Class Acts

La Portatil Viajera ... The Traveling XO

From an account by Iris Fernandez

It was the second Sugar Day in Buenos Aires, Argentina. I was seated among the assistants when a man entered, dressed in a suit and carrying two children's backpacks. It appeared one was for a boy and the other for a girl. They were a powerful attention getter because this person had no child with him. He was Alejandro Fernández, and he told us this wonderful story.

The story

This happened in La Plata, the capital city of the province of Buenos Aires.

Alejandro had participated with his daughter in learning the guitar using the Suzuki method. This method requires that a parent learn the instrument along with the child so that the child will learn music in a way similar to the way they learn to speak: by imitating the sounds.

Alejandro's wife, Analía De Biase, is a preschool teacher at the Preschool at Our Lady of the Rose in La Plata. When she saw the Suzuki method of teaching and learning in action, she proposed translating it to teach the use of the XO computer to small children and their families. "Usually teaching technology separates the generations instead of uniting them," Alejandro said.

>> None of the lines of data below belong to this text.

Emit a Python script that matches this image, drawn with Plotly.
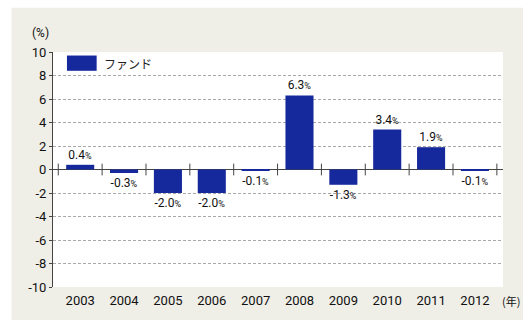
import plotly.graph_objects as go

years = ["2003", "2004", "2005", "2006", "2007", "2008", "2009", "2010", "2011", "2012"]
fund = [0.4, -0.3, -2.0, -2.0, -0.1, 6.3, -1.3, 3.4, 1.9, -0.1]
y_ticks = [10, 8, 6, 4, 2, 0, -2, -4, -6, -8, -10]
series_name = "ファンド"

BAR = "#15299c"
BEIGE = "#efeee7"
NUM_FONT = "Roboto, Noto Sans CJK JP, sans-serif"
JP_FONT = "Noto Sans CJK JP, sans-serif"

labels = [f"{v:.1f}<span style='font-size:9px'>%</span>" for v in fund]

fig = go.Figure()
fig.add_trace(go.Bar(
    x=years, y=fund, name=series_name, marker=dict(color=BAR, line=dict(width=0)),
    text=labels, textposition="outside", cliponaxis=False,
    textfont=dict(family=NUM_FONT, size=12, color="#111"),
    showlegend=False,
))

shapes = [
    dict(type="rect", xref="paper", yref="paper", x0=-0.092, x1=1.05, y0=-0.15, y1=1.188,
         fillcolor=BEIGE, line=dict(width=0), layer="below"),
    dict(type="rect", xref="paper", yref="paper", x0=0, x1=1, y0=0, y1=1,
         fillcolor="white", line=dict(width=0), layer="below"),
    # legend swatch
    dict(type="rect", xref="paper", yref="paper", x0=0.031, x1=0.097, y0=0.92, y1=0.985,
         fillcolor=BAR, line=dict(width=0), layer="above"),
]
# tick marks crossing the zero line at category boundaries
for i in range(len(years) + 1):
    shapes.append(dict(type="line", xref="x", yref="y", x0=i - 0.5, x1=i - 0.5, y0=-0.5, y1=0.5,
                       line=dict(color="#444", width=1), layer="above"))

annotations = [
    dict(text=series_name, xref="paper", yref="paper", x=0.108, y=0.952, xanchor="left", yanchor="middle",
         showarrow=False, font=dict(family=JP_FONT, size=12, color="#222")),
    dict(text="(%)", xref="paper", yref="paper", x=-0.005, y=1.08, xanchor="right", yanchor="middle",
         showarrow=False, font=dict(family=NUM_FONT, size=12, color="#111")),
    dict(text="(年)", xref="paper", yref="paper", x=0.994, y=-0.06, xanchor="left", yanchor="middle",
         showarrow=False, font=dict(family=JP_FONT, size=11, color="#111")),
]

fig.update_layout(
    width=523, height=320,
    margin=dict(l=53, r=20, t=52, b=33),
    paper_bgcolor="white", plot_bgcolor="rgba(0,0,0,0)",
    bargap=0.36,
    shapes=shapes, annotations=annotations,
    showlegend=False,
)
fig.update_xaxes(
    type="category", range=[-0.62, 9.64], showgrid=False, showline=False, ticks="",
    tickfont=dict(family=NUM_FONT, size=13, color="#111"), ticklabelstandoff=4,
)
fig.update_yaxes(
    range=[-10, 10], tickvals=y_ticks, ticktext=[str(v) for v in y_ticks],
    showgrid=True, gridcolor="#a8a8a8", griddash="3px,2px", gridwidth=1,
    zeroline=True, zerolinecolor="#444", zerolinewidth=1,
    showline=True, linecolor="#444", linewidth=1, ticks="outside", ticklen=3, tickcolor="#444",
    tickfont=dict(family=NUM_FONT, size=13, color="#111"),
)

fig.write_html("out.html")
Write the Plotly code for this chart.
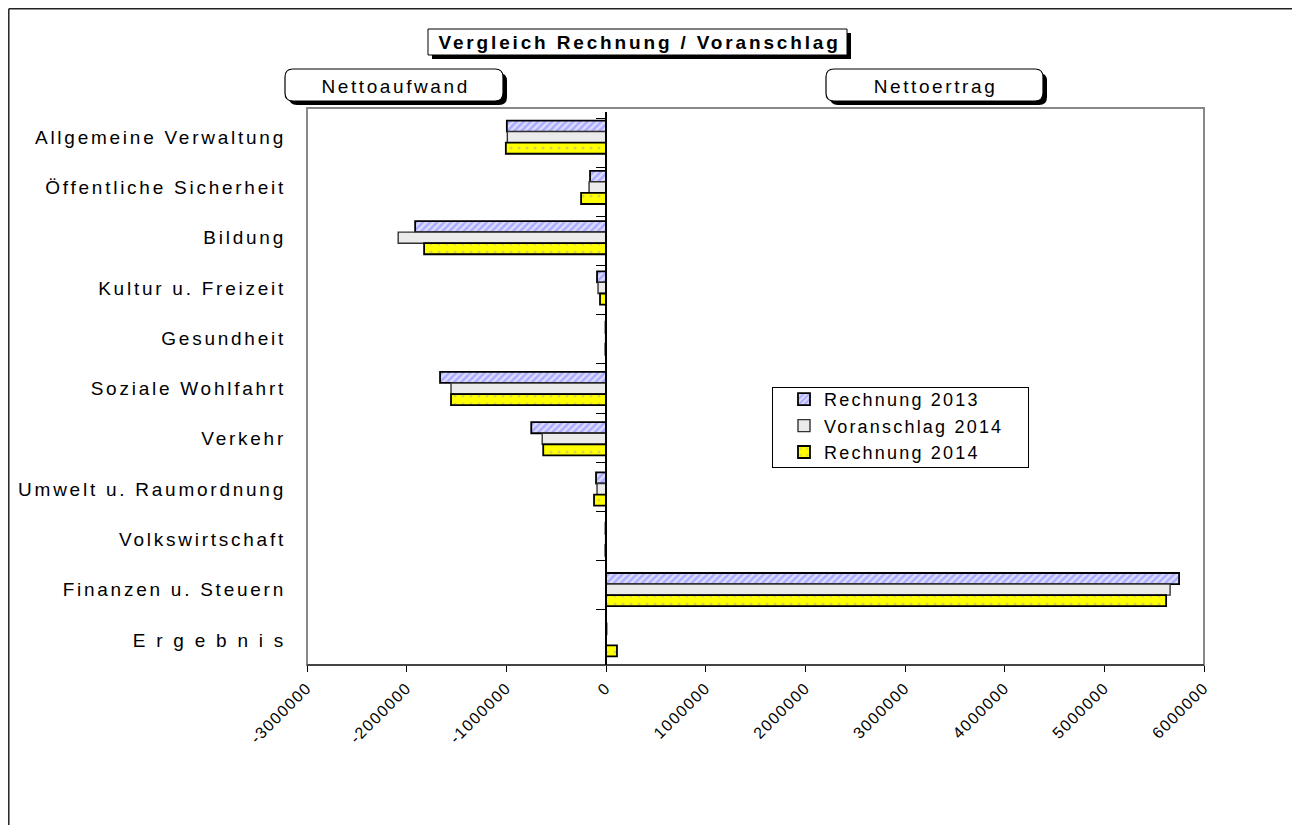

So she took three XOs she received as donations to her preschool class. Most of the children had no previous contact with a computer. The group of three-year-olds, together with Analía, explored the small computers. They learned to turn them on and to take photos.

The next step was to make a picture-chart that told the children how they could teach their parents to do the same thing. The children chose the pictures and the correct order they needed to put them in.

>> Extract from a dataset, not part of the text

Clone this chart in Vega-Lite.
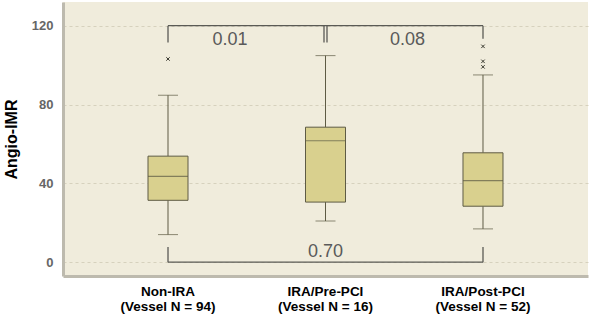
{
  "$schema": "https://vega.github.io/schema/vega-lite/v6.json",
  "width": 525,
  "height": 274,
  "autosize": {"type": "none"},
  "padding": {"left": 63, "top": 2, "right": 2, "bottom": 41},
  "background": "white",
  "config": {
    "view": {"fill": "#F0ECDC", "stroke": null},
    "font": "Liberation Sans"
  },
  "datasets": {
    "boxes": [
      {"group": "Non-IRA|(Vessel N = 94)", "lower": 14.0, "q1": 31.4, "median": 43.5, "q3": 53.8, "upper": 84.7},
      {"group": "IRA/Pre-PCI|(Vessel N = 16)", "lower": 20.9, "q1": 30.5, "median": 61.6, "q3": 68.5, "upper": 104.8},
      {"group": "IRA/Post-PCI|(Vessel N = 52)", "lower": 16.9, "q1": 28.4, "median": 41.4, "q3": 55.5, "upper": 95.0}
    ],
    "outliers": [
      {"group": "Non-IRA|(Vessel N = 94)", "value": 103.1},
      {"group": "IRA/Post-PCI|(Vessel N = 52)", "value": 109.5},
      {"group": "IRA/Post-PCI|(Vessel N = 52)", "value": 101.9},
      {"group": "IRA/Post-PCI|(Vessel N = 52)", "value": 99.1}
    ],
    "brackets": [
      {"a": "Non-IRA|(Vessel N = 94)", "b": "IRA/Post-PCI|(Vessel N = 52)", "y1": 120, "y2": 120},
      {"a": "Non-IRA|(Vessel N = 94)", "b": "Non-IRA|(Vessel N = 94)", "y1": 111.5, "y2": 120},
      {"a": "IRA/Post-PCI|(Vessel N = 52)", "b": "IRA/Post-PCI|(Vessel N = 52)", "y1": 113.3, "y2": 120},
      {"a": "Non-IRA|(Vessel N = 94)", "b": "IRA/Post-PCI|(Vessel N = 52)", "y1": 0, "y2": 0},
      {"a": "Non-IRA|(Vessel N = 94)", "b": "Non-IRA|(Vessel N = 94)", "y1": 0, "y2": 7.7},
      {"a": "IRA/Post-PCI|(Vessel N = 52)", "b": "IRA/Post-PCI|(Vessel N = 52)", "y1": 0, "y2": 7.7}
    ],
    "middle": [
      {"a": "IRA/Pre-PCI|(Vessel N = 16)", "y1": 111.5, "y2": 120}
    ],
    "pvalues": [
      {"group": "Non-IRA|(Vessel N = 94)", "y": 112.9, "p": "0.01", "shift": "left"},
      {"group": "IRA/Pre-PCI|(Vessel N = 16)", "y": 112.9, "p": "0.08", "shift": "right"},
      {"group": "IRA/Pre-PCI|(Vessel N = 16)", "y": 5.3, "p": "0.70", "shift": "none"}
    ]
  },
  "encoding": {
    "x": {
      "field": "group",
      "type": "nominal",
      "sort": null,
      "scale": {"type": "band", "paddingInner": 0, "paddingOuter": 0.1667, "domain": ["Non-IRA|(Vessel N = 94)", "IRA/Pre-PCI|(Vessel N = 16)", "IRA/Post-PCI|(Vessel N = 52)"]},
      "axis": {
        "title": null,
        "labelAngle": 0,
        "labelExpr": "split(datum.value, '|')",
        "labelFont": "Liberation Sans",
        "labelFontSize": 13.5,
        "labelFontWeight": "bold",
        "labelColor": "#000000",
        "labelLineHeight": 15,
        "labelPadding": 8,
        "ticks": false,
        "domainColor": "#BDBAAE",
        "domainWidth": 3,
        "grid": false
      }
    },
    "y": {
      "type": "quantitative",
      "scale": {"domain": [-7, 132], "nice": false, "zero": false},
      "axis": {
        "title": "Angio-IMR",
        "titleFont": "Liberation Sans",
        "titleFontSize": 16,
        "titleFontWeight": "bold",
        "titleColor": "#000000",
        "titlePadding": 12,
        "values": [0, 40, 80, 120],
        "labelFont": "Liberation Sans",
        "labelFontSize": 13,
        "labelFontWeight": "bold",
        "labelColor": "#666666",
        "labelPadding": 10,
        "ticks": false,
        "domainColor": "#BDBAAE",
        "domainWidth": 3,
        "grid": true,
        "gridColor": "#D6D1BD",
        "gridDash": [3, 3],
        "gridWidth": 1
      }
    }
  },
  "layer": [
    {
      "data": {"name": "boxes"},
      "mark": {"type": "rule", "color": "#5E5B44", "strokeWidth": 1},
      "encoding": {"y": {"field": "lower"}, "y2": {"field": "q1"}}
    },
    {
      "data": {"name": "boxes"},
      "mark": {"type": "rule", "color": "#5E5B44", "strokeWidth": 1},
      "encoding": {"y": {"field": "q3"}, "y2": {"field": "upper"}}
    },
    {
      "data": {"name": "boxes"},
      "mark": {"type": "tick", "color": "#5E5B44", "size": 20, "thickness": 1},
      "encoding": {"y": {"field": "lower"}}
    },
    {
      "data": {"name": "boxes"},
      "mark": {"type": "tick", "color": "#5E5B44", "size": 20, "thickness": 1},
      "encoding": {"y": {"field": "upper"}}
    },
    {
      "data": {"name": "boxes"},
      "mark": {"type": "bar", "size": 40, "fill": "#D9D08E", "stroke": "#5E5B44", "strokeWidth": 1},
      "encoding": {"y": {"field": "q1"}, "y2": {"field": "q3"}}
    },
    {
      "data": {"name": "boxes"},
      "mark": {"type": "tick", "color": "#5E5B44", "size": 40, "thickness": 1.2},
      "encoding": {"y": {"field": "median"}}
    },
    {
      "data": {"name": "outliers"},
      "mark": {"type": "point", "shape": "M-1,-1L1,1M1,-1L-1,1", "size": 12, "stroke": "#3A3A30", "strokeWidth": 1, "filled": false, "opacity": 1},
      "encoding": {"y": {"field": "value"}}
    },
    {
      "data": {"name": "brackets"},
      "mark": {"type": "rule", "color": "#5A5A55", "strokeWidth": 1.3},
      "encoding": {
        "x": {"field": "a", "type": "nominal"},
        "x2": {"field": "b"},
        "y": {"field": "y1"},
        "y2": {"field": "y2"}
      }
    },
    {
      "data": {"name": "middle"},
      "mark": {"type": "rule", "color": "#5A5A55", "strokeWidth": 1.3, "xOffset": -1.5},
      "encoding": {
        "x": {"field": "a", "type": "nominal"},
        "y": {"field": "y1"},
        "y2": {"field": "y2"}
      }
    },
    {
      "data": {"name": "middle"},
      "mark": {"type": "rule", "color": "#5A5A55", "strokeWidth": 1.3, "xOffset": 1.5},
      "encoding": {
        "x": {"field": "a", "type": "nominal"},
        "y": {"field": "y1"},
        "y2": {"field": "y2"}
      }
    },
    {
      "data": {"name": "pvalues"},
      "transform": [{"filter": "datum.shift == 'left'"}],
      "mark": {"type": "text", "font": "Liberation Sans", "fontSize": 18, "color": "#5A5A5A", "baseline": "middle", "dx": 62},
      "encoding": {"y": {"field": "y"}, "text": {"field": "p"}}
    },
    {
      "data": {"name": "pvalues"},
      "transform": [{"filter": "datum.shift == 'right'"}],
      "mark": {"type": "text", "font": "Liberation Sans", "fontSize": 18, "color": "#5A5A5A", "baseline": "middle", "dx": 82},
      "encoding": {"y": {"field": "y"}, "text": {"field": "p"}}
    },
    {
      "data": {"name": "pvalues"},
      "transform": [{"filter": "datum.shift == 'none'"}],
      "mark": {"type": "text", "font": "Liberation Sans", "fontSize": 18, "color": "#5A5A5A", "baseline": "middle"},
      "encoding": {"y": {"field": "y"}, "text": {"field": "p"}}
    }
  ]
}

In Argentine preschool, one typical activity is called "El Cuaderno Viajero ... The Traveling Notebook" in which a folder or notebook is passed among the children's homes, spending several days in each. While they have the notebook, the family writes things about their their pets and family members or uses it to exchange cooking recipes, poems and songs. Sometimes they include photos.

Two or three children at a time took an XO to their homes in little children's backpacks, together with a notebook for their families to write in. The assignment was for the children to teach their families how to turn on the XO and take photos and film a video. After they had explored the computer, they were to write something in the notebook that accompanied the laptop.

Alejandro told us that when the XOs came back to class they made a backup of all the family had recorded. Then they went to another family. "One day I was looking at their files and I noticed that some of the families had discovered how to write documents and add photos (I still don't know how to do that)."

When the school year was finished in Argentina, all of the children in the classroom had taken an XO home to share with their families. And the surprising result was that the three-year-old children had taught their parents, brothers, and sisters how to turn on the computer and how to use it to complete the assignment.